In 1922 Frankland decided to take his team on a tour of Canada and the United States. The team included Carmen Pomies, Jennie Harris, Daisy Clayton, Alice Kell, Florrie Redford, Florrie Haslam, Alice Woods, Jessie Walmsley, Lily Parr, Molly Walker, Lily Lee, Alice Mills, Annie Crozier, May Graham, Lily Stanley and R. J. Garrier. Their regular goalkeeper, Peggy Mason, was unable to go due to the recent death of her mother.
When the Dick Kerr Ladies arrived in Quebec on 22nd December, 1922, they discovered that the Dominion Football Association had banned them from playing against Canadian teams. They were accepted in the United States, and even though they were sometimes forced to play against men, they lost only 3 out of 9 games. They visited Boston, Baltimore, St. Louis, Washington, Detroit, Chicago and Philadelphia during their tour of America.
Florrie Redford was the leading scorer on the tour but Lily Parr was considered the star player and American newspapers reported that she was the "most brilliant female player in the world". One member of the team, Alice Mills, met her future husband at one of the games, and would later return to marry him and become an American citizen.
In Philadelphia four members of the team, Jennie Harris, Florrie Haslam, Lily Parr, and Molly Walker, met the American Women's Olympic team in a relay race of about a quarter of a mile. Even though their fastest runner, Alice Woods, was unavailable through illness, the Preston ladies still won the race.

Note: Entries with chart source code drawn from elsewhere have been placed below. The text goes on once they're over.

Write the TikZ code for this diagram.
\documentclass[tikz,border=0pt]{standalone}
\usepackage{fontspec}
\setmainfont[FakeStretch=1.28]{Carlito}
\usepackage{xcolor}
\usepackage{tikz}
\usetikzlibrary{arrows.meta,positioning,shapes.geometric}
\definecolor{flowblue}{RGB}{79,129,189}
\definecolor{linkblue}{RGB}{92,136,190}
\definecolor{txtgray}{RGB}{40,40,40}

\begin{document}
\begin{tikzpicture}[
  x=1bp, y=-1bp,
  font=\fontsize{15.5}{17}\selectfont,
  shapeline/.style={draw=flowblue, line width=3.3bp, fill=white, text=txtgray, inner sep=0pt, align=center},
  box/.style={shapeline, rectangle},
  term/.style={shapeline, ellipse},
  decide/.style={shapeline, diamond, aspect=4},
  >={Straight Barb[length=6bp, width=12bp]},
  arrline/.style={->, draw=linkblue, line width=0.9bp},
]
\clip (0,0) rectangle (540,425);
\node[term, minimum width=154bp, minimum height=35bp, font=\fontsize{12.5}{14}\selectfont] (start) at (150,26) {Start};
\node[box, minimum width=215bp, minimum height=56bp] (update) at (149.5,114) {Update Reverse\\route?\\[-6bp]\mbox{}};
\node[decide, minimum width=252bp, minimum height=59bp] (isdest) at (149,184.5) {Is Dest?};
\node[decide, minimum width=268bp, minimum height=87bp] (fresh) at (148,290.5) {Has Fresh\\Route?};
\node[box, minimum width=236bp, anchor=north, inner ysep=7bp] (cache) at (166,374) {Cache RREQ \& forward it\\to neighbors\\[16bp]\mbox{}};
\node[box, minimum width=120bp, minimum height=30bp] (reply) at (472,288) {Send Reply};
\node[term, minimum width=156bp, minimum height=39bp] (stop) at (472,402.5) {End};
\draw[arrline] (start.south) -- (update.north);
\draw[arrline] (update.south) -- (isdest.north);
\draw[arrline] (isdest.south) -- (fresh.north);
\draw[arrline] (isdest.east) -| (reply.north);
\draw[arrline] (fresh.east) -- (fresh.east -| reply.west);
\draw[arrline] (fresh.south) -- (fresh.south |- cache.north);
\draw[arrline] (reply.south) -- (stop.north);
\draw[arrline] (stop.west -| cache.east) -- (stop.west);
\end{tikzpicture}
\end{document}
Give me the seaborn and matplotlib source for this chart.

Dick Kerr Ladies continued to play charity games in England but denied access by the Football Association to the large venues, the money raised was disappointing when compared to the years immediately following the First World War. In 1923 the French Ladies came over for their annual tour of England. They played against Dick Kerr Ladies at Cardiff Arms Park. Part of the proceeds were for the Rheims Cathedral Fund in France.

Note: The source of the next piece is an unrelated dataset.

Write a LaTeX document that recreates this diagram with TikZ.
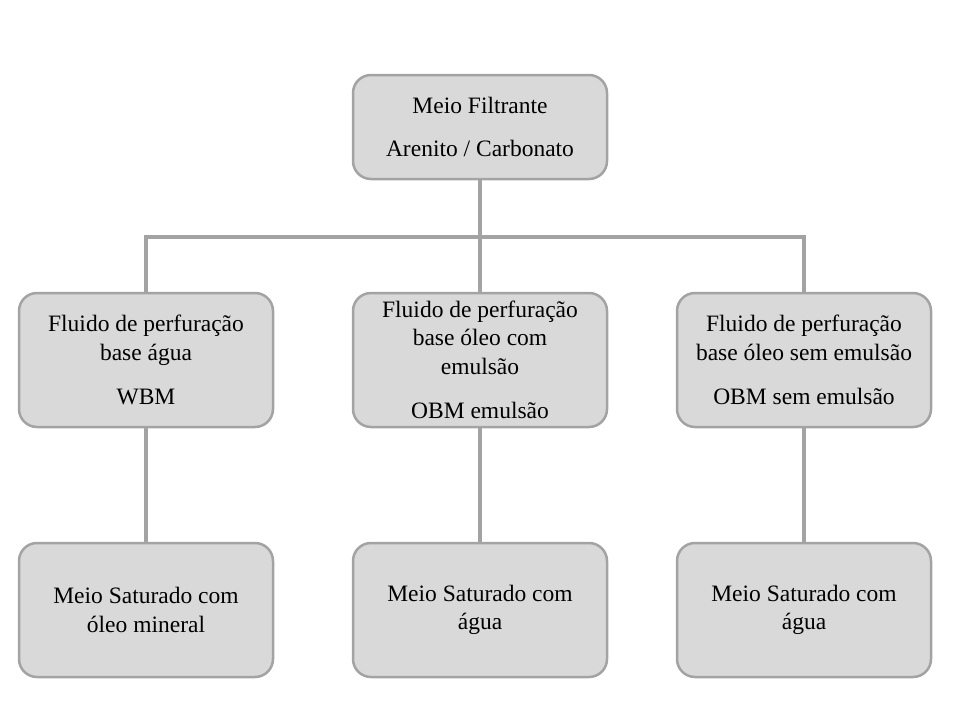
\documentclass[tikz,border=0pt]{standalone}
\usepackage{fontspec}
\setmainfont{Liberation Serif}
\definecolor{boxfill}{HTML}{D9D9D9}
\definecolor{boxline}{HTML}{A3A3A3}
\tikzstyle{bx}=[shape=rectangle,
                rounded corners=18pt,
                draw=boxline,
                fill=boxfill,
                line width=2.5pt,
                minimum width=254pt,
                inner xsep=4pt,
                align=center,
                font=\fontsize{23.5}{28.5}\selectfont]
\tikzstyle{ln}=[draw=boxline,
                line width=3.5pt]
\begin{document}
\begin{tikzpicture}[x=1pt,y=-1pt]
\useasboundingbox (0,0) rectangle (960,720);

% top
\node[bx,minimum height=104pt] (filtro) at (480,127) {Meio Filtrante\\[15pt] Arenito / Carbonato};

% drilling fluids
\node[bx,minimum height=134pt] (wbm) at (146,360)  {Fluido de perfuração\\ base água\\[16pt] WBM};
\node[bx,minimum height=134pt] (obme) at (480,360) {Fluido de perfuração\\ base óleo com\\ emulsão\\[16pt] OBM emulsão};
\node[bx,minimum height=134pt] (obms) at (804,360) {Fluido de perfuração\\ base óleo sem emulsão\\[16pt] OBM sem emulsão};

% saturated media
\node[bx,minimum height=134pt] (sat1) at (146,610) {Meio Saturado com\\ óleo mineral};
\node[bx,minimum height=134pt] (sat2) at (480,610) {Meio Saturado com\\ água};
\node[bx,minimum height=134pt] (sat3) at (804,610) {Meio Saturado com\\ água};

% paths
\coordinate (bus) at (480,237);
\path[ln] (filtro.south) -- (bus)
          (bus) -| (wbm.north)
          (bus) -| (obms.north)
          (bus) -- (obme.north);
\path[ln] (wbm.south) -- (sat1.north)
          (obme.south) -- (sat2.north)
          (obms.south) -- (sat3.north);
\end{tikzpicture}
\end{document}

Carmen Pomies eventually returned to France where she continued to play football. This stopped after the invasion of France in 1940. She wrote to a friend that "the Germans had stopped us from playing".
During the Second World War Pomies was a member of the French Forces of the Interior (FFI) and was one of the heroines of the French Resistance. In a letter to Alfred Frankland she explained that "I did it with all my heart and strength. I went on the barricades and fought my part."
Pomies worked in an office where a German officer signed passports. She was able to serve the Conseil National de la Resistance (CNR) and help people escape France by obtaining passports for those who were wanted by the Gestapo.